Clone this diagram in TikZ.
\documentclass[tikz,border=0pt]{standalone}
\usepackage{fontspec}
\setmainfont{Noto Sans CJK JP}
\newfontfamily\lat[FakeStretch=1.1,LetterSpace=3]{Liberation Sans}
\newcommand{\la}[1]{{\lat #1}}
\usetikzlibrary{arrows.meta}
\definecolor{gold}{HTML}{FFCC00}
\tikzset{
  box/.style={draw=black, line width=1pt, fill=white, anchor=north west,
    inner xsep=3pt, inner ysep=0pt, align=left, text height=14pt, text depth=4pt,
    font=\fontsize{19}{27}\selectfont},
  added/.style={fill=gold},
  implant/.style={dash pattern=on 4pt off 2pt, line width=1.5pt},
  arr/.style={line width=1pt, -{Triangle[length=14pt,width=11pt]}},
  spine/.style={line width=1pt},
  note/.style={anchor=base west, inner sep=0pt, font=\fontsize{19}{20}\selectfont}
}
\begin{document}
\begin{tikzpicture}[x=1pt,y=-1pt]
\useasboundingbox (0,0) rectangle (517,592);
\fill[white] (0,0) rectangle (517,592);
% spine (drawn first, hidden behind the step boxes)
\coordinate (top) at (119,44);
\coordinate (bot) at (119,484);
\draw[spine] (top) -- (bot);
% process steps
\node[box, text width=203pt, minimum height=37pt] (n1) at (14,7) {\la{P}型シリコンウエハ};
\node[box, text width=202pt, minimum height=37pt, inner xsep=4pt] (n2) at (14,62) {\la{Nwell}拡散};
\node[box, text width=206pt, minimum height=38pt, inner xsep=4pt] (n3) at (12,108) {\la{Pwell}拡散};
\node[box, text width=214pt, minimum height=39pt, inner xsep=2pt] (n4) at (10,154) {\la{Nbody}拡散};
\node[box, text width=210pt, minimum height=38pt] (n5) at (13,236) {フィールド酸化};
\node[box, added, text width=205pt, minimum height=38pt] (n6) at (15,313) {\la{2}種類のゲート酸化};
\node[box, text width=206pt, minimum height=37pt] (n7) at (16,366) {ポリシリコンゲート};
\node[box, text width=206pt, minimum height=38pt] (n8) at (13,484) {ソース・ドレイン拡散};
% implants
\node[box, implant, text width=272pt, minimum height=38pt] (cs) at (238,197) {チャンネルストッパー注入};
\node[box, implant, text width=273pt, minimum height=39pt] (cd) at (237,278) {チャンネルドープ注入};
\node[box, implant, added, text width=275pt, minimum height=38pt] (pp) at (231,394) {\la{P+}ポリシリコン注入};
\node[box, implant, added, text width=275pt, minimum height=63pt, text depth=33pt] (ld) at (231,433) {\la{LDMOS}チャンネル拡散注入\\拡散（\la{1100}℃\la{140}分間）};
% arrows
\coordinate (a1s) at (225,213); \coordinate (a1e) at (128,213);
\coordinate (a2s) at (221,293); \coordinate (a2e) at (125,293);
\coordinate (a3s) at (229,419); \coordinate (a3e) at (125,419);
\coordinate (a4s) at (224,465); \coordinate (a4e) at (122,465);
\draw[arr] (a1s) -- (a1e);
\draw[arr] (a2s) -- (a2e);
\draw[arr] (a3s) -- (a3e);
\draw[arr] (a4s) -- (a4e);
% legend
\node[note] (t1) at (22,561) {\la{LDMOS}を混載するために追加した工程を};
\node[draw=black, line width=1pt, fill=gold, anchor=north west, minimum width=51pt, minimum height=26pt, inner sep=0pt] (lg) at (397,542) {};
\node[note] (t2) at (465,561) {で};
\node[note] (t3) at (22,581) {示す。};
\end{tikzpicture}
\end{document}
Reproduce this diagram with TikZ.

→ Required work
Your task is to repeat every entry exactly.

→ Solution
Clone this diagram in TikZ.
\documentclass[tikz,border=0pt]{standalone}
\usepackage{fontspec}
\setmainfont{Noto Sans CJK JP}
\newfontfamily\lat[FakeStretch=1.1,LetterSpace=3]{Liberation Sans}
\newcommand{\la}[1]{{\lat #1}}
\usetikzlibrary{arrows.meta}
\definecolor{gold}{HTML}{FFCC00}
\tikzset{
  box/.style={draw=black, line width=1pt, fill=white, anchor=north west,
    inner xsep=3pt, inner ysep=0pt, align=left, text height=14pt, text depth=4pt,
    font=\fontsize{19}{27}\selectfont},
  added/.style={fill=gold},
  implant/.style={dash pattern=on 4pt off 2pt, line width=1.5pt},
  arr/.style={line width=1pt, -{Triangle[length=14pt,width=11pt]}},
  spine/.style={line width=1pt},
  note/.style={anchor=base west, inner sep=0pt, font=\fontsize{19}{20}\selectfont}
}
\begin{document}
\begin{tikzpicture}[x=1pt,y=-1pt]
\useasboundingbox (0,0) rectangle (517,592);
\fill[white] (0,0) rectangle (517,592);
% spine (drawn first, hidden behind the step boxes)
\coordinate (top) at (119,44);
\coordinate (bot) at (119,484);
\draw[spine] (top) -- (bot);
% process steps
\node[box, text width=203pt, minimum height=37pt] (n1) at (14,7) {\la{P}型シリコンウエハ};
\node[box, text width=202pt, minimum height=37pt, inner xsep=4pt] (n2) at (14,62) {\la{Nwell}拡散};
\node[box, text width=206pt, minimum height=38pt, inner xsep=4pt] (n3) at (12,108) {\la{Pwell}拡散};
\node[box, text width=214pt, minimum height=39pt, inner xsep=2pt] (n4) at (10,154) {\la{Nbody}拡散};
\node[box, text width=210pt, minimum height=38pt] (n5) at (13,236) {フィールド酸化};
\node[box, added, text width=205pt, minimum height=38pt] (n6) at (15,313) {\la{2}種類のゲート酸化};
\node[box, text width=206pt, minimum height=37pt] (n7) at (16,366) {ポリシリコンゲート};
\node[box, text width=206pt, minimum height=38pt] (n8) at (13,484) {ソース・ドレイン拡散};
% implants
\node[box, implant, text width=272pt, minimum height=38pt] (cs) at (238,197) {チャンネルストッパー注入};
\node[box, implant, text width=273pt, minimum height=39pt] (cd) at (237,278) {チャンネルドープ注入};
\node[box, implant, added, text width=275pt, minimum height=38pt] (pp) at (231,394) {\la{P+}ポリシリコン注入};
\node[box, implant, added, text width=275pt, minimum height=63pt, text depth=33pt] (ld) at (231,433) {\la{LDMOS}チャンネル拡散注入\\拡散（\la{1100}℃\la{140}分間）};
% arrows
\coordinate (a1s) at (225,213); \coordinate (a1e) at (128,213);
\coordinate (a2s) at (221,293); \coordinate (a2e) at (125,293);
\coordinate (a3s) at (229,419); \coordinate (a3e) at (125,419);
\coordinate (a4s) at (224,465); \coordinate (a4e) at (122,465);
\draw[arr] (a1s) -- (a1e);
\draw[arr] (a2s) -- (a2e);
\draw[arr] (a3s) -- (a3e);
\draw[arr] (a4s) -- (a4e);
% legend
\node[note] (t1) at (22,561) {\la{LDMOS}を混載するために追加した工程を};
\node[draw=black, line width=1pt, fill=gold, anchor=north west, minimum width=51pt, minimum height=26pt, inner sep=0pt] (lg) at (397,542) {};
\node[note] (t2) at (465,561) {で};
\node[note] (t3) at (22,581) {示す。};
\end{tikzpicture}
\end{document}
Reproduce this diagram with TikZ.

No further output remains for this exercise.